Sunday, October 26, 2014

No mandatory Ebola quarantine for health workers coming to Washington area

OCT. 24, 2014

A New York doctor is the latest person in the U.S. with a confirmed case of Ebola, while a nurse is declared free of the virus.

Oct. 25, 2014From left, Daniel Holzman, co-owner of the Meatball Shop; New York City Mayor Bill de Blasio; his wife, Chirlane McCray; and New York City Health Commissioner Mary Bassett talk at the restaurant where Craig Spencer, an Ebola patient, ate before he became ill with the virus. Craig Ruttle/AP
By Spencer S. Hsu and Nia-Malika Henderson October 25

One day after governors in New York, New Jersey and Illinois imposed a mandatory 21-day quarantine on medical workers returning from Ebola-stricken countries in West Africa, public health officials in the District, Maryland and Virginia did not follow suit Saturday, intensifying a national debate over how to prevent the spread of the disease.

Health officials are working to develop a consistent approach for the area around the nation’s capital. Joxel Garcia, director of the D.C. Department of Health, said that a mandatory quarantine was not scientifically justified and could have a chilling effect on the medical personnel, many of them volunteers, needed to treat Ebola patients at home and overseas.

The differing views highlight challenges confronting federal and state politicians as well as health officials as they race to keep up with fast-changing circumstances and competing political, scientific and legal demands, experts said.

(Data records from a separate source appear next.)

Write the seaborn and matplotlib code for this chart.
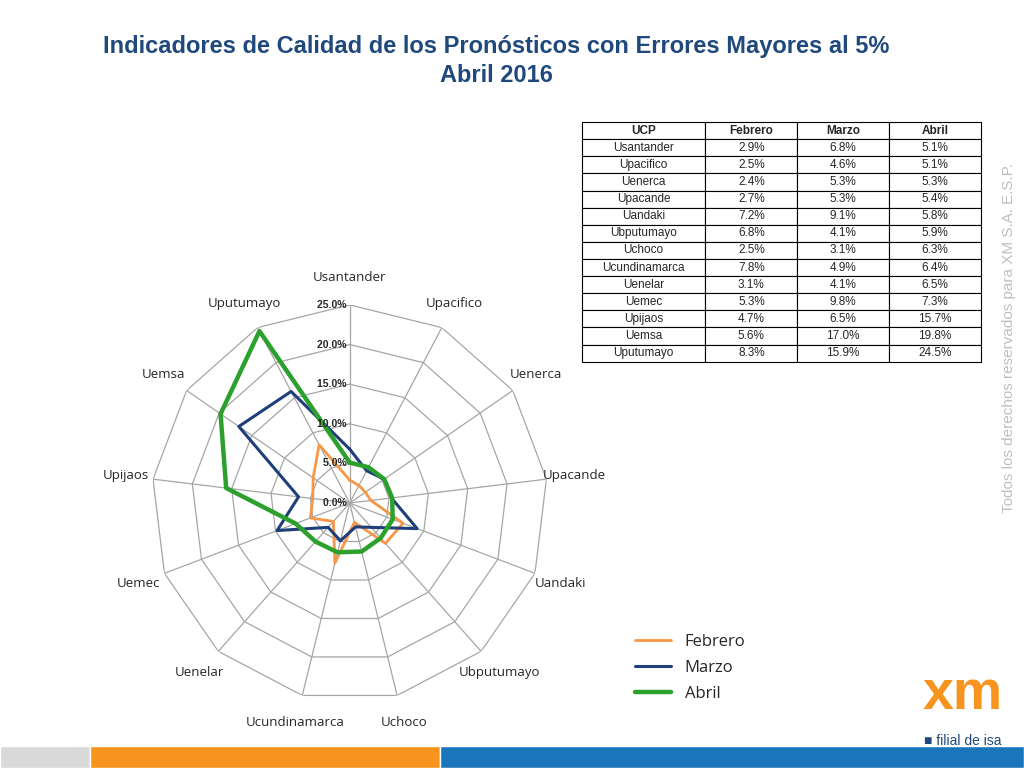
import numpy as np
import pandas as pd
import matplotlib
matplotlib.use("Agg")
import matplotlib.pyplot as plt
import seaborn as sns

sns.set_style("white")
plt.rcParams["font.family"] = "Liberation Sans"

ucp = ["Usantander", "Upacifico", "Uenerca", "Upacande", "Uandaki", "Ubputumayo",
       "Uchoco", "Ucundinamarca", "Uenelar", "Uemec", "Upijaos", "Uemsa", "Uputumayo"]
febrero = [2.9, 2.5, 2.4, 2.7, 7.2, 6.8, 2.5, 7.8, 3.1, 5.3, 4.7, 5.6, 8.3]
marzo = [6.8, 4.6, 5.3, 5.3, 9.1, 4.1, 3.1, 4.9, 4.1, 9.8, 6.5, 17.0, 15.9]
abril = [5.1, 5.1, 5.3, 5.4, 5.8, 5.9, 6.3, 6.4, 6.5, 7.3, 15.7, 19.8, 24.5]
r_ticks = [0, 5, 10, 15, 20, 25]

series = {"Febrero": (febrero, "#F79646", 2.0),
          "Marzo": (marzo, "#1F3F7A", 2.2),
          "Abril": (abril, "#2CA02C", 3.2)}

fig = plt.figure(figsize=(10.24, 7.68), dpi=100)

# title
fig.text(0.485, 0.94, "Indicadores de Calidad de los Pronósticos con Errores Mayores al 5%",
         ha="center", va="center", fontsize=17, fontweight="bold", color="#1F497D")
fig.text(0.485, 0.902, "Abril 2016", ha="center", va="center", fontsize=17,
         fontweight="bold", color="#1F497D")

# radar
ax = fig.add_axes([0.148, 0.087, 0.387, 0.516], projection="polar")
n = len(ucp)
theta = np.arange(n) * 2 * np.pi / n
ax.set_theta_zero_location("N")
ax.set_theta_direction(-1)
ax.set_ylim(0, 25)
ax.grid(False)
ax.spines["polar"].set_visible(False)
ax.set_xticks([])
ax.set_yticks([])
tc = np.append(theta, theta[0])
for r in r_ticks[1:]:
    ax.plot(tc, [r] * (n + 1), color="#A6A6A6", lw=0.9)
for t in theta:
    ax.plot([t, t], [0, 25], color="#A6A6A6", lw=0.9)
for r in r_ticks:
    ax.text(0, r, f"{r:.1f}% ", ha="right", va="center", fontsize=7.5, fontweight="bold")
for t, name in zip(theta, ucp):
    ax.text(t, 28.5, name, ha="center", va="center", fontsize=9.5, family="Open Sans")
for label, (vals, col, lw) in series.items():
    ax.plot(tc, vals + [vals[0]], color=col, lw=lw, label=label)
leg = fig.legend(loc="center left", bbox_to_anchor=(0.605, 0.13), frameon=False,
                 prop={"family": "Open Sans", "size": 12}, handlelength=2.2, labelspacing=0.6)

# table
df = pd.DataFrame({"UCP": ucp,
                   "Febrero": [f"{v:.1f}%" for v in febrero],
                   "Marzo": [f"{v:.1f}%" for v in marzo],
                   "Abril": [f"{v:.1f}%" for v in abril]})
tax = fig.add_axes([0.568, 0.529, 0.39, 0.312])
tax.axis("off")
tbl = tax.table(cellText=df.values, colLabels=df.columns, bbox=[0, 0, 1, 1],
                cellLoc="center", colWidths=[0.31, 0.23, 0.23, 0.23])
tbl.auto_set_font_size(False)
tbl.set_fontsize(8.5)
for (i, j), c in tbl.get_celld().items():
    c.set_linewidth(0.8)
    if i == 0:
        c.set_text_props(fontweight="bold")

# side text
fig.text(0.985, 0.56, "Todos los derechos reservados para XM S.A. E.S.P.", rotation=90,
         ha="center", va="center", fontsize=11, color="#BFBFBF")

# footer stripes
bax = fig.add_axes([0, 0, 1, 0.028])
bax.axis("off")
bax.set_xlim(0, 1024)
bax.set_ylim(0, 1)
bax.barh(0.5, 90, left=0, height=1, color="#D9D9D9")
bax.barh(0.5, 350, left=90, height=1, color="#F7941D")
bax.barh(0.5, 584, left=440, height=1, color="#1B75BB")
fig.text(0.94, 0.095, "xm", ha="center", va="center", fontsize=40, fontweight="bold", color="#F7941D")
fig.text(0.94, 0.035, "■ filial de isa", ha="center", va="center", fontsize=10, color="#1F497D")

fig.savefig("out.png", dpi=100)
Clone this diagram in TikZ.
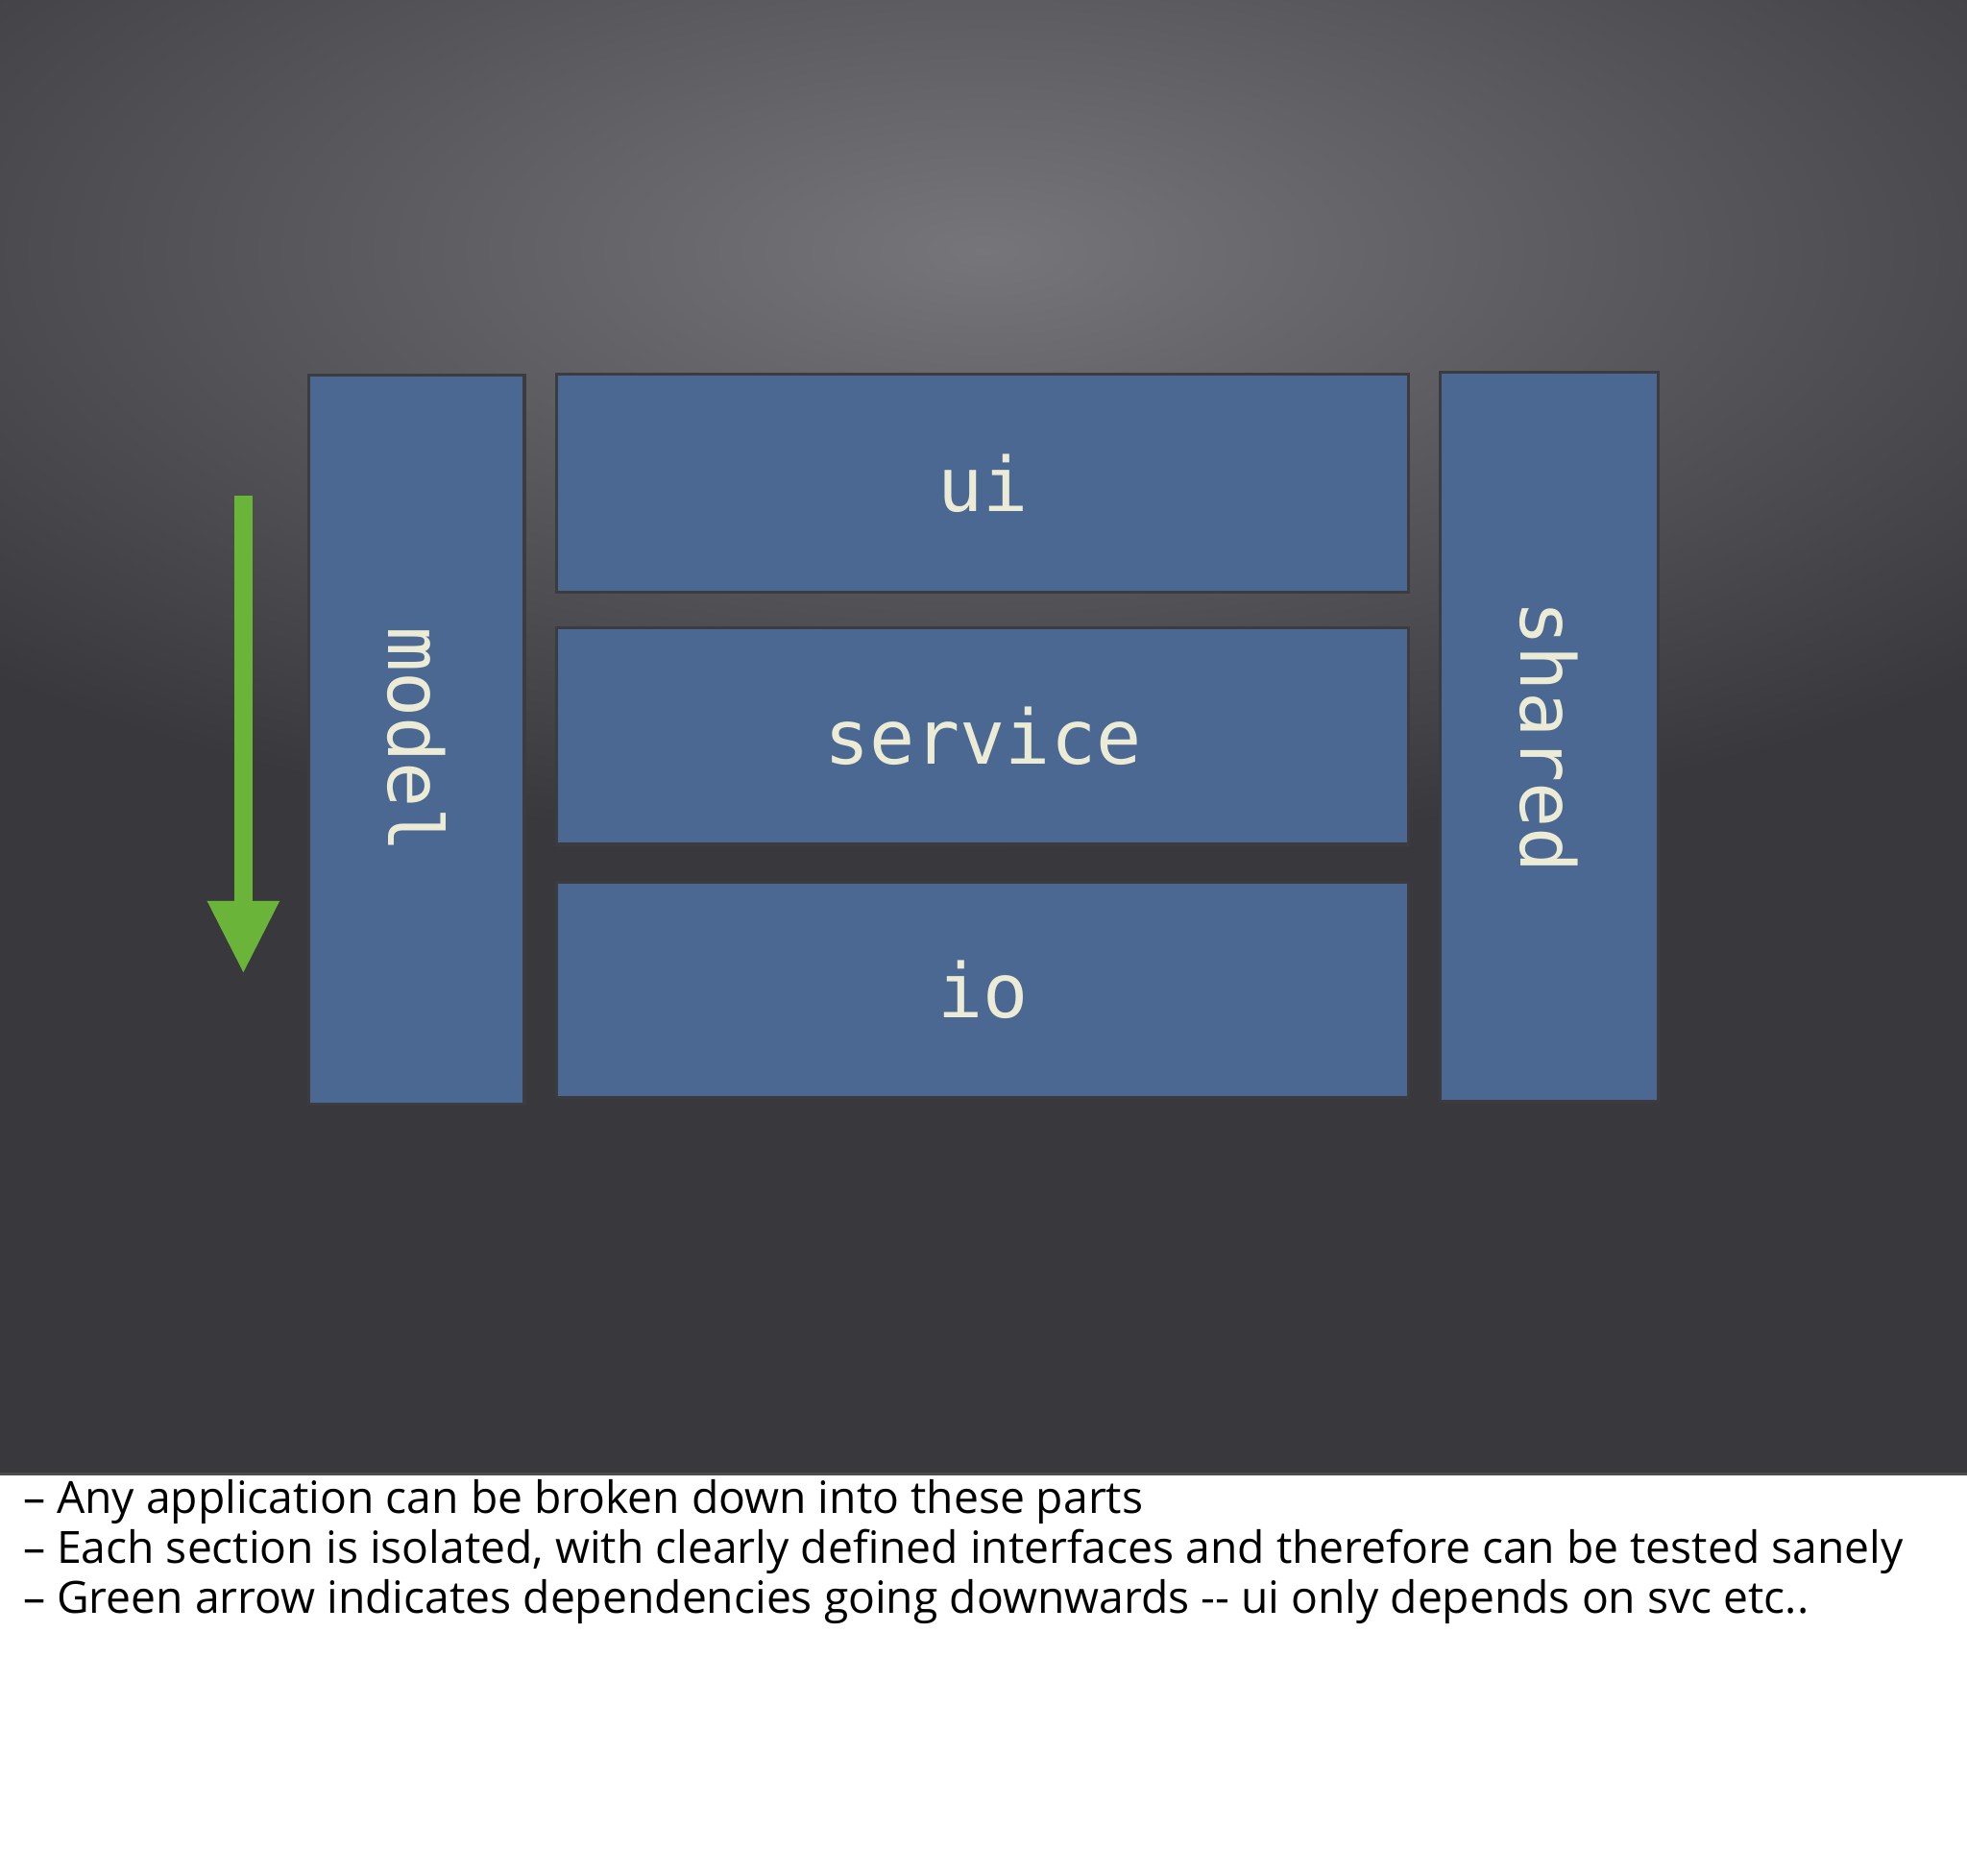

That debate sharpened Saturday as the first person affected by the quarantine requirement in New York and New Jersey — a nurse who tested negative for the Ebola virus but remained under quarantine after landing Friday at Newark Liberty International Airport — authored an angry first-person account in the Dallas Morning News about how she was forcibly transported by an eight-police car caravan to the hospital.

“I am scared about how health-care workers will be treated at airports when they declare that they have been fighting Ebola in West Africa,” wrote the nurse, Kaci Hickox, who volunteered with Doctors Without Borders. “I wondered what I had done wrong. . . . I had tried to help when much of the world has looked on and done nothing.”